Um tribunal parisiense absolveu esta segunda-feira o fabricante europeu Airbus e a companhia aérea Air France da acusação de homicídio involuntário após a queda em 2009 do voo de ligação Rio de Janeiro/Paris, que matou 228 pessoas.
Quase 14 anos após o desastre, o tribunal criminal de Paris absolveu as duas empresas, decidindo que, embora tivessem existido “falhas”, tal “não permitiu demonstrar qualquer relação causal” com o acidente com o voo AF447, um Airbus A330-200.
O acidente levou a mudanças duradouras nas medidas de segurança das aeronaves, uma vez que a investigação oficial descobriu que para o acidente contribuíram múltiplos fatores, incluindo erro do piloto e a sobreposição de gelo nos sensores externos.
A leitura da decisão foi presenciada por familiares de vítimas, com alguns a chorar, uma vez que aguardavam uma condenação de ambas as empresas, deixando-os estupefactos, segundo relatou a agência noticiosa France-Presse (AFP).
O julgamento, que durou cerca de dois meses (entre 10 de outubro a 8 de dezembro de 2022), deixou as famílias enlutadas em raiva e desilusão.

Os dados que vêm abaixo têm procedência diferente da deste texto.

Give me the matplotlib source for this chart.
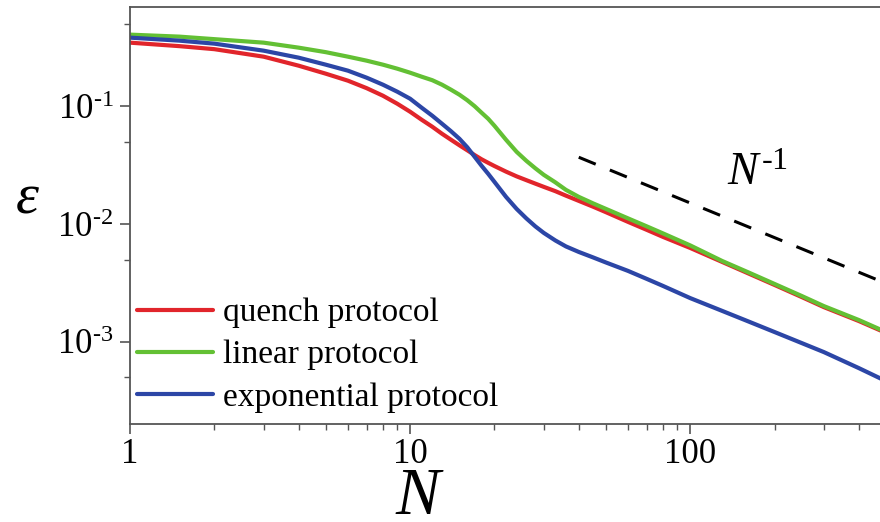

Invulgarmente, até o Ministério Público defendeu a absolvição, admitindo que o processo não produziu provas suficientes de atos ilícitos criminais por parte das duas empresas.
A acusação atribuiu a responsabilidade sobretudo aos pilotos, que também morreram no acidente. Os advogados da Airbus também culparam o erro do piloto e os da Air France defenderam que as verdadeiras causas do acidente nunca serão conhecidas.
Ninguém corre o risco de ser preso, pois apenas as empresas estão a ser julgadas naquele que foi o mais mortífero acidente da história das companhias aéreas francesas.
A Air France já indemnizou as famílias das pessoas mortas, oriundas de 33 países, em grande parte franceses (72) e brasileiros (58).
O que aconteceu?
O avião A330-200 desapareceu do radar numa tempestade sobre o Oceano Atlântico a 1 de junho de 2009, com 216 passageiros e 12 membros da tripulação a bordo.
Para encontrar o avião foram necessários dois anos, o que permitiu recuperar as gravações contidas nas caixas negras, que se encontravam no fundo do oceano, a mais de 4.000 metros de profundidade.
Os primeiros destroços foram encontrados nos dias que se seguiram ao acidente, mas o grosso do aparelho só viria a ser localizado dois anos mais tarde, após uma longa busca.
As caixas negras confirmaram o ponto de partida do acidente: o gelo nos sensores de velocidade “pitot” enquanto o avião voava a grande altitude numa difícil zona de “turbulência” perto do equador.
Um dos copilotos, perturbado pelas consequências desta falha, adotou uma trajetória ascendente e, num estado de incompreensão, os três pilotos não conseguiram recuperar o controlo do avião, que estagnou e se despenhou no oceano 4,23 minutos mais tarde.
As investigações revelaram que incidentes com sensores semelhantes tinham ocorrido repetidamente nos meses que antecederam o acidente.
Quatro imprudências ou negligência
Para o tribunal, a Airbus cometeu “quatro imprudências ou negligência”, em particular não ter substituído o modelo dos sensores ‘pitot’, conhecido como “AA”, que parecia congelar mais frequentemente na frota A330-A340, e o facto de ter mostrado “retenção de informação” das empresas.
A Air France cometeu duas “imprudências”, ligadas à forma como distribuía uma nota de informação aos seus pilotos sobre a falha dos sensores.
No entanto, segundo o tribunal, do ponto de vista penal, “um provável nexo de causalidade não é suficiente para caracterizar uma infração”.
Neste caso, no que diz respeito às falhas, não pôde ser demonstrado um nexo de causalidade com o acidente.
Durante o julgamento, que decorreu entre 10 de outubro a 8 de dezembro de 2022, o Ministério Público pediu a absolvição, considerando que a culpa das empresas era “impossível de provar”.